Die Reinigungsbranche ist hart umkämpft. Zwei Firmenchefs sind jetzt in Stuttgart wegen Steuerbetrugs verurteilt worden. Foto: dpa-Zentralbild

Der Chef eines Fachbüros in Stuttgart rechnet seine Kunden vor dem Fiskus arm. Mit 811 gefälschten Rechnungen minderte er den Umsatz der Firmen seiner Kunden aus der Gebäudereinigungsbranche und prellte so das Finanzamt. Jetzt sind er und zwei seiner Kunden verurteilt worden.

Stuttgart - Mangelnden Fleiß kann man dem 39 Jahre alten Diplomkaufmann nicht vorwerfen. Weil er als Inhaber eines Lohn- und Steuerbuchhaltungsservice Kunden mit Hunderten Scheinrechnungen mehr oder weniger armgerechnet und so das Finanzamt betrogen hat, ist der Mann vom Landgericht Stuttgart wegen Steuerhinterziehung und Urkundenfälschung zu einem Jahr und neun Monaten Gefängnis mit Bewährung verurteilt worden. Zwei seiner mitangeklagten Kunden kamen ebenfalls mit Bewährungsstrafen davon.

Die Erleichterung, nicht hinter Gitter zu müssen, war einem der Kunden bei der Urteilsverkündung unschwer anzusehen. Der 33-Jährige aus dem Kreis Esslingen, für den die Staatsanwältin immerhin drei Jahre Gefängnis beantragt hatte, wischte sich den Schweiß von der Stirn und sank in sich zusammen. „Alle drei Angeklagten haben klare und deutliche Geständnisse abgelegt. Das war die Grundlage für die Bewährungsstrafen“, so Hans-Jürgen Wenzler, Vorsitzender Richter der 20. Wirtschaftsstrafkammer.

Die Kunden kommen aus dem Reinigungssektor

Der 39-jährige selbstständige Kaufmann mit Büro in Stuttgart betreut nach eigenen Angaben vor allem türkische Landsleute aus allerlei Branchen, vornehmlich aber aus dem Gebäudereinigungssektor.

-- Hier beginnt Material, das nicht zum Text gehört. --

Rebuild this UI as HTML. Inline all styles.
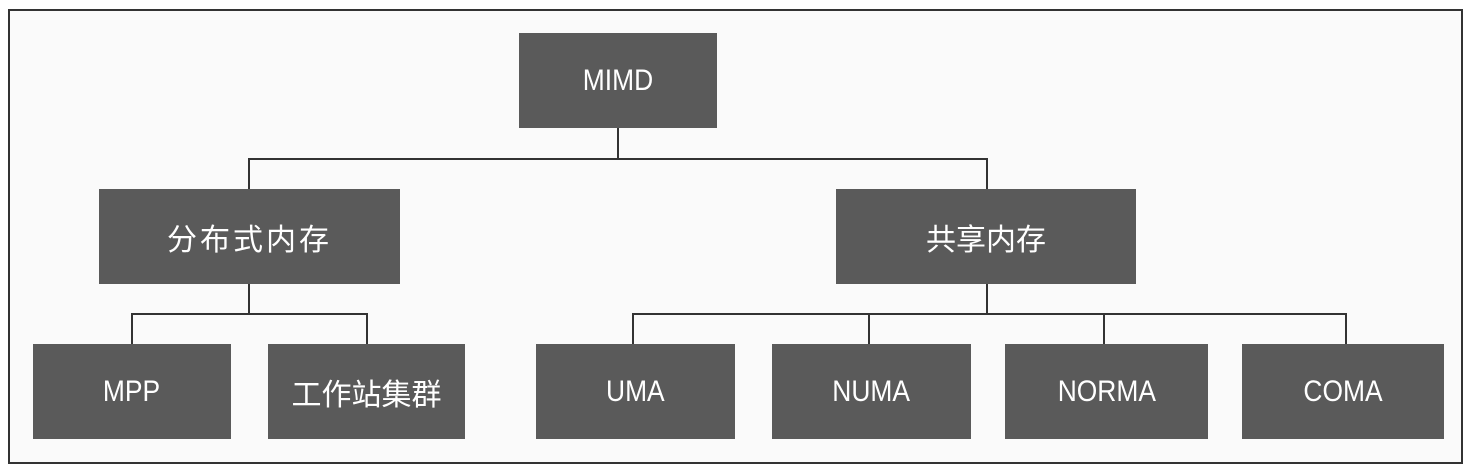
<!DOCTYPE html>
<html><head><meta charset="utf-8"><style>
html,body{margin:0;padding:0;background:#fff;}
body{width:1471px;height:473px;position:relative;overflow:hidden;}
.frame{position:absolute;left:8px;top:9px;width:1451px;height:451px;border:2px solid #333;background:#fafafa;}
.b{position:absolute;background:#5a5a5a;color:#fff;display:flex;align-items:center;justify-content:center;font-family:"Liberation Sans","Noto Sans CJK SC",sans-serif;font-size:30px;}
.b span.t{display:inline-block;transform:scaleX(0.88);}
.l{position:absolute;background:#333;}
.h{height:2px;}
.v{width:2px;}
</style></head><body>
<div class="frame"></div>
<div class="b" style="left:519px;top:33px;width:198px;height:95px;"><span class="t">MIMD</span></div>
<div class="b" style="left:99px;top:189px;width:301px;height:95px;font-size:30px;letter-spacing:3px;">分布式内存</div>
<div class="b" style="left:836px;top:189px;width:300px;height:95px;font-size:30px;">共享内存</div>
<div class="b" style="left:33px;top:344px;width:198px;height:95px;"><span class="t">MPP</span></div>
<div class="b" style="left:268px;top:344px;width:197px;height:95px;font-size:30px;">工作站集群</div>
<div class="b" style="left:536px;top:344px;width:199px;height:95px;"><span class="t">UMA</span></div>
<div class="b" style="left:772px;top:344px;width:199px;height:95px;"><span class="t">NUMA</span></div>
<div class="b" style="left:1005px;top:344px;width:203px;height:95px;"><span class="t">NORMA</span></div>
<div class="b" style="left:1242px;top:344px;width:202px;height:95px;"><span class="t">COMA</span></div>
<div class="l v" style="left:617px;top:128px;height:31px;"></div>
<div class="l h" style="left:248px;top:158px;width:740px;"></div>
<div class="l v" style="left:248px;top:158px;height:31px;"></div>
<div class="l v" style="left:986px;top:158px;height:31px;"></div>
<div class="l v" style="left:248px;top:284px;height:31px;"></div>
<div class="l h" style="left:131px;top:313px;width:237px;"></div>
<div class="l v" style="left:131px;top:313px;height:31px;"></div>
<div class="l v" style="left:366px;top:313px;height:31px;"></div>
<div class="l v" style="left:986px;top:284px;height:31px;"></div>
<div class="l h" style="left:632px;top:313px;width:715px;"></div>
<div class="l v" style="left:632px;top:313px;height:31px;"></div>
<div class="l v" style="left:868px;top:313px;height:31px;"></div>
<div class="l v" style="left:1103px;top:313px;height:31px;"></div>
<div class="l v" style="left:1345px;top:313px;height:31px;"></div>
</body></html>
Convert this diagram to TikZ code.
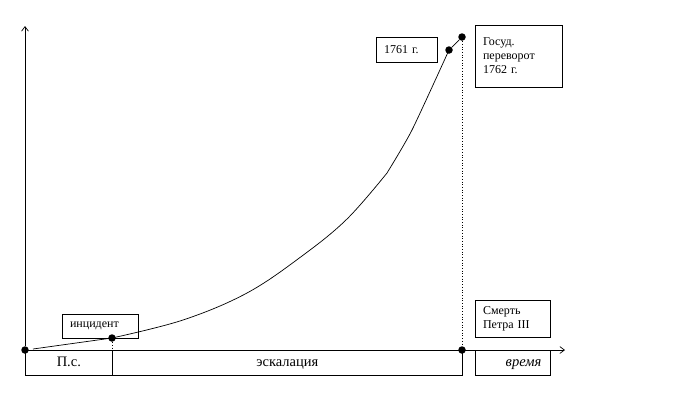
\documentclass[tikz,border=0pt]{standalone}
\usepackage{fontspec}
\setmainfont{Liberation Serif}
\usetikzlibrary{arrows.meta,positioning,calc}

\begin{document}
\begin{tikzpicture}[
  x=1pt, y=-1pt,
  line width=0.7pt,
  font=\fontsize{12}{14}\selectfont,
  pt/.style={circle, fill=black, inner sep=0pt, minimum size=7.5pt},
  lab/.style={draw, align=left, inner xsep=8pt, inner ysep=2pt},
  seg/.style={draw, anchor=north west, minimum height=25pt, inner sep=0pt,
              text height=10pt, text depth=3pt,
              font=\fontsize{14.5}{16}\selectfont},
  ax/.style={-{Straight Barb[length=1.6mm,width=2.4mm]}}
]
\useasboundingbox (0,0) rectangle (700,413);
% points on the axes and on the curve
\node[pt] (o)   at (25,350)  {};
\node[pt] (inc) at (112,338) {};
\node[pt] (end) at (462,350) {};
\node[pt] (p61) at (449,50)  {};
\node[pt] (p62) at (462,37)  {};
\coordinate (ytop) at (25,26);
\coordinate (xend) at (565,350);
% axes
\draw[ax] (o) -- (ytop);
\draw[ax] (o) -- (xend);
% curve
\draw (33,349) -- (inc.center)
  plot[smooth, tension=0.6] coordinates {(112,338) (183,320) (247,293) (302,256) (347,219) (387,173)}
  -- plot[smooth, tension=0.4] coordinates {(387,173) (412,130) (449,50)};
\draw (p61) -- (p62);
\draw[dotted] (inc) -- (inc |- o);
\draw[dotted] (p62) -- (end);
% labels
\node[lab, minimum width=76pt, minimum height=24pt, text width=60pt] (incbox) at (100,326) {инцидент};
\node[lab, minimum width=61pt, minimum height=25pt, text width=45pt] (b61) at (406.5,50) {1761 г.};
\node[lab, minimum width=87pt, minimum height=62pt, text width=71pt] (coup) at (518.5,56) {Госуд.\\переворот\\1762 г.};
\node[lab, minimum width=75pt, minimum height=37pt, text width=59pt] (death) at (512.5,318.5) {Смерть\\Петра III};
% time segments
\node[seg, minimum width=87pt] (ps) at (o.center) {П.с.};
\node[seg, minimum width=350pt] (esc) at (inc |- o) {эскалация};
\node[seg, minimum width=75pt, align=right, text width=57pt] (time) at (475,350) {\itshape время};
\end{tikzpicture}
\end{document}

Seine beiden Mitangeklagten betreiben Reinigungsfirmen, die meist als Subunternehmer agieren. „Die Gebäudereinigung ist ein hart umkämpfter Markt, auf dem meist nur der Billigste zu Zug kommt“, so der Richter. Da komme man als Unternehmer schnell auf die Idee, Steuern zu sparen. Vor allem bei der Umsatzsteuer sei die Dunkelziffer hoch. Hier würden bundesweit pro Jahr mehrere Milliarden Euro an Steuern hinterzogen. „Und auf diesem Feld haben die Angeklagten in kleinem Rahmen ihr Süppchen gekocht“, so Richter Wenzler. Insgesamt sollen die drei Männer den Fiskus zwischen 2011 und 2014 um rund eine halbe Million Euro geprellt haben.

Unklar bleibt, wer die treibende Kraft war

Der Kaufmann hatte die Buchführung der Reinigungsfirmen mit gefälschten Rechnungen so manipuliert, dass die Steuerlast gemindert wurde. Ob dies von Anfang so geplant war, ist unklar geblieben. „Wer die treibende Kraft war, wissen wir nicht“, sagt der Richter. Letztlich sei der Steuerbetrug mittels Urkundenfälschung aber im Interesse aller gewesen. Die Firmenchefs, denen der Papierkrieg zu kompliziert und eher lästig war, mussten sich nicht mehr darum kümmern und sparten durch die kreativ-illegale Buchführung auch noch Steuern. Der Chef der Buchführungsfirma strich im Gegenzug Provisionen ein. Der Kaufmann hat für seine Kunden sage und schreibe 811 Scheinrechnungen gefertigt und in die EDV der Firmen eingebucht. So wurden Umsatz und Steuerlast gemindert.

Als beispielsweise dem mitangeklagten 32-jährigen Kunden aus dem Rems-Murr-Kreis im Oktober 2014 eine Steuerprüfung ins Haus stand, buchte der Steuerfachmann in der Nacht zuvor noch schnell 83 gefälschte Rechnungen ein, um den tatsächlichen Umsatz zu mindern. Gegen mindestens drei weitere Kunden des Buchhaltungsfirmenchefs wird derzeit noch gesondert ermittelt.